- **YOUR OBJECTIVE**:
State how many lines in the listing below include the word "with". Give nothing but the number.
____________
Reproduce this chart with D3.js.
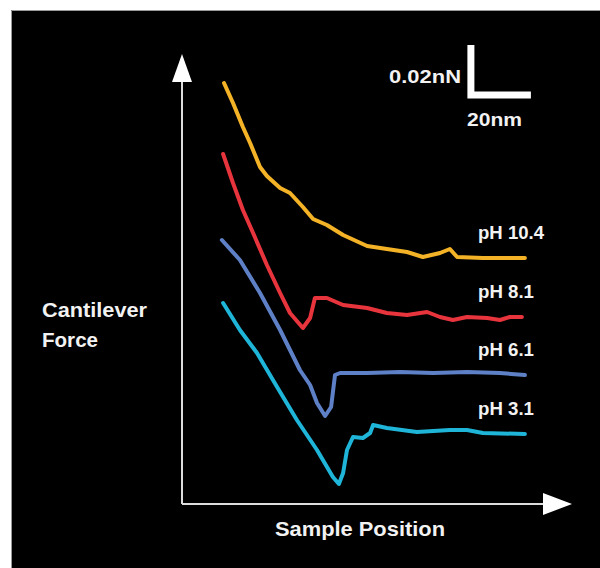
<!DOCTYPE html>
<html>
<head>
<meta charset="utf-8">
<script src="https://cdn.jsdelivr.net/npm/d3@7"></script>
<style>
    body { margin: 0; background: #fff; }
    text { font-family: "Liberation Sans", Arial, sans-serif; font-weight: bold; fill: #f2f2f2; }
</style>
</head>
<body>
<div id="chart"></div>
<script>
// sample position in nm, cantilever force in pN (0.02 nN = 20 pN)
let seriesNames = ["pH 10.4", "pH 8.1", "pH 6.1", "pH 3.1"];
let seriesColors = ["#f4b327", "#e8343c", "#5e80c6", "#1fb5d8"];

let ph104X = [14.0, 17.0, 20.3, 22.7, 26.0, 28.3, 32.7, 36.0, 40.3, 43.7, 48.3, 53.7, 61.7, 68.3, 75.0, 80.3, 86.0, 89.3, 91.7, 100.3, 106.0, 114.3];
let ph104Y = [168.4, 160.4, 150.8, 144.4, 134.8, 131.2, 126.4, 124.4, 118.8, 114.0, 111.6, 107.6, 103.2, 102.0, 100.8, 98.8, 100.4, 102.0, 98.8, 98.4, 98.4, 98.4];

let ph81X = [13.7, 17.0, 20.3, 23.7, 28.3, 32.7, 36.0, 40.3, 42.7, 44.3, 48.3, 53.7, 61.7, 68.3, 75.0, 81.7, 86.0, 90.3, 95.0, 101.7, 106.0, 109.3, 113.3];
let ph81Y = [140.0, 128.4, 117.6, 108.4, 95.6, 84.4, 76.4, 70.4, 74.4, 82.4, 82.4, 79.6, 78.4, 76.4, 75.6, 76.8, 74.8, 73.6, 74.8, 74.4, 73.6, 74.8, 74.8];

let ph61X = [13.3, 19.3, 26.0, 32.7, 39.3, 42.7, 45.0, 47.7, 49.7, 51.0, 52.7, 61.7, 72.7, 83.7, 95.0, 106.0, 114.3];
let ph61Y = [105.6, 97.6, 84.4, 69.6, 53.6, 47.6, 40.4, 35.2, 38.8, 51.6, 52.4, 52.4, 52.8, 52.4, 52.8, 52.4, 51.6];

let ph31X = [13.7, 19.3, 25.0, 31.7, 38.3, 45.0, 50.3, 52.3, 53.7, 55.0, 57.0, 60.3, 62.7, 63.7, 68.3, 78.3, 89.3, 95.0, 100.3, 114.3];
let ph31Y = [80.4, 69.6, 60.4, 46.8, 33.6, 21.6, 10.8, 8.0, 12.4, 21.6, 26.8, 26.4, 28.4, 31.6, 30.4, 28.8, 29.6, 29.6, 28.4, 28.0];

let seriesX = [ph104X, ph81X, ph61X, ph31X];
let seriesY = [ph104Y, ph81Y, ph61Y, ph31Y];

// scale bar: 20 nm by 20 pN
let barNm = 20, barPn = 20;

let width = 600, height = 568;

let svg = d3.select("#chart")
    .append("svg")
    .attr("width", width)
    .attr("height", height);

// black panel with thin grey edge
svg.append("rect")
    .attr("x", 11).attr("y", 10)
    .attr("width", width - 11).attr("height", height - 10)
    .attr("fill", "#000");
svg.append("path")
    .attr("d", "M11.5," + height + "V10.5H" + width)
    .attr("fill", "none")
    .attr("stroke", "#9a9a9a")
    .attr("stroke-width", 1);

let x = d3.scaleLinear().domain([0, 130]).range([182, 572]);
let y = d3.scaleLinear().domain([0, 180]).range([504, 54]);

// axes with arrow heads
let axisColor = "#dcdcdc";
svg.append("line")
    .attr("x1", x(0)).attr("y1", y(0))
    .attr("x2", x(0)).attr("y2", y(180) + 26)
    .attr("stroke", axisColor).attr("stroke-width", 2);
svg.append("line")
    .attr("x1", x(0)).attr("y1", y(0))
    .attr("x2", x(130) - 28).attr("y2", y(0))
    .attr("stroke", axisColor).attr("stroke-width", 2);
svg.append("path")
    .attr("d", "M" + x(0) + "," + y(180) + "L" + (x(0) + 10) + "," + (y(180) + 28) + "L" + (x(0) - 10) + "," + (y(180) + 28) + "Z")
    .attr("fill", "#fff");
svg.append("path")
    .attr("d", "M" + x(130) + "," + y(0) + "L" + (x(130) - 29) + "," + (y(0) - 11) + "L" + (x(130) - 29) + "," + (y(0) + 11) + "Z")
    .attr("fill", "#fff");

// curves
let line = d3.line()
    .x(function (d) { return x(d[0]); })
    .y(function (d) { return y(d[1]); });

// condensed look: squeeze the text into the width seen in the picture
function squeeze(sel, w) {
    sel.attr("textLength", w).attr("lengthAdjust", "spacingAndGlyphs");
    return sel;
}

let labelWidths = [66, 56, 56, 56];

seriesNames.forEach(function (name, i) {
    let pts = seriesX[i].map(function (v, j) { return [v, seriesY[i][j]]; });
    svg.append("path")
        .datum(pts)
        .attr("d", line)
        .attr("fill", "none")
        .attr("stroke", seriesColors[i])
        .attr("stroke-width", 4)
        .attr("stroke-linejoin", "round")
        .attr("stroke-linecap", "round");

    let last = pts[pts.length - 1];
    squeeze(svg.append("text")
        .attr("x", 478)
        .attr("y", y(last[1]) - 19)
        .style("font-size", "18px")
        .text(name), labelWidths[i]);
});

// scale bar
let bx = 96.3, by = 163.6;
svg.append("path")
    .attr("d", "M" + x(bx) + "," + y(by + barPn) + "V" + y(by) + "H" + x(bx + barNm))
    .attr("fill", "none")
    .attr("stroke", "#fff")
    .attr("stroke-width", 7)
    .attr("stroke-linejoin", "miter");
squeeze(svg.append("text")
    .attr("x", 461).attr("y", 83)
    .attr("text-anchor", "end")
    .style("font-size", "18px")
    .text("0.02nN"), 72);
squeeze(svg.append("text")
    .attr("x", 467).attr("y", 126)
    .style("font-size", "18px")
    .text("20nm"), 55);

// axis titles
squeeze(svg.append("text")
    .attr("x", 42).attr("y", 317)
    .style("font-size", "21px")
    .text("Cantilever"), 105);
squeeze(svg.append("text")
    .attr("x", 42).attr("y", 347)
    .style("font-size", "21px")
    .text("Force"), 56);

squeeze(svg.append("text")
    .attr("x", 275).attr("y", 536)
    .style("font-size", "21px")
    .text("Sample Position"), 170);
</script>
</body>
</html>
____________
- **RESPONSE BELOW**:
3